While sector leader Nextel was the biggest downside leader, other high yield wireless credits heading lower Monday included Airgate PCS, whose zero-coupon notes due 2009 were down two points, at 74.5 bid; Dobson Communications, whose 12¼% notes lost a point to 92 bid and whose 10 7/8% paper dipped a point-and-a-quarter to 103.75; and Alamosa PCS, whose 12½% bonds were off a point at 99.

Lehman telecom analyst John Bensche cut his recommendation on wireless operators to "market-weight" from "overweight," as the investment bank cautioned that subscriber growth will be slower than expected in the face of a weak economy.

The Lehman screed was the latest bearish signal for investors in the once-burgeoning sector; Merrill Lynch, for instance, recently downgraded the global wireless sector to "underweight." A number of wireless firms have said their total net new subscribers for the fourth quarter would miss their targets, or, at best, would only come in at the low end of estimates.

In turning more cautious on the sector, Bensche, in a research note, likewise lowered his expectation for industrywide subscriber growth, and for cash flow margins.

Turning to specific names, the Lehman analyst downgraded his rating on Nextel's shares to "sell" from "market perform," previously, and lowered its price target to $4 from $14, citing an uncertain outlook.

Bensche also cut his ratings on Dobson, AirGate and Alamosa to "buy" from "strong buy" previously, and made the same recommendation for investment-grade wireless giants AT&T Wireless Services Inc. andSprint PCS Group.
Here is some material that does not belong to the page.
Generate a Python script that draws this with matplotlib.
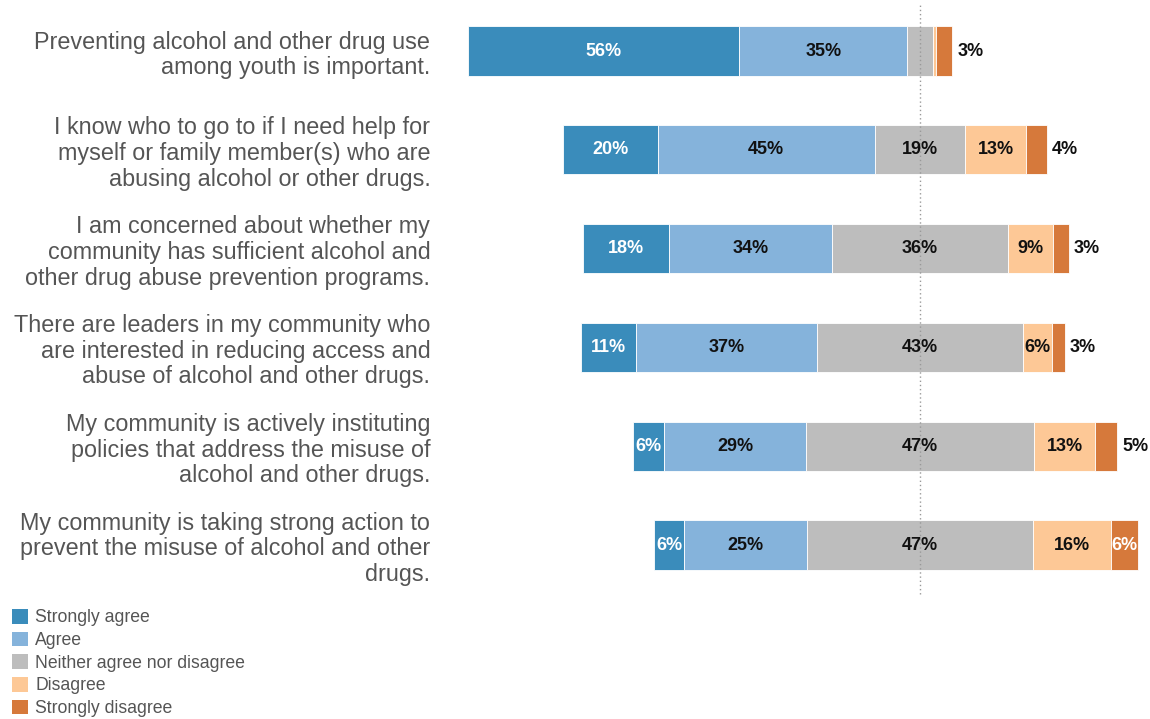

He kept high yielder Triton PCS Holdings Inc. at "market perform."

Other communications names which were active Monday included Telewest plc, whose 11¼% notes dropped two points to 79 bid and whose 11% paper was also off a deuce at 77.

Outside of the communications constellation, Enron Corp. - under federal investigation and battered in the media by questions of whether its executives acted wrongly in connection with the collapse of the Houston-based energy trading giant - dropped more than two points, to 21 bid.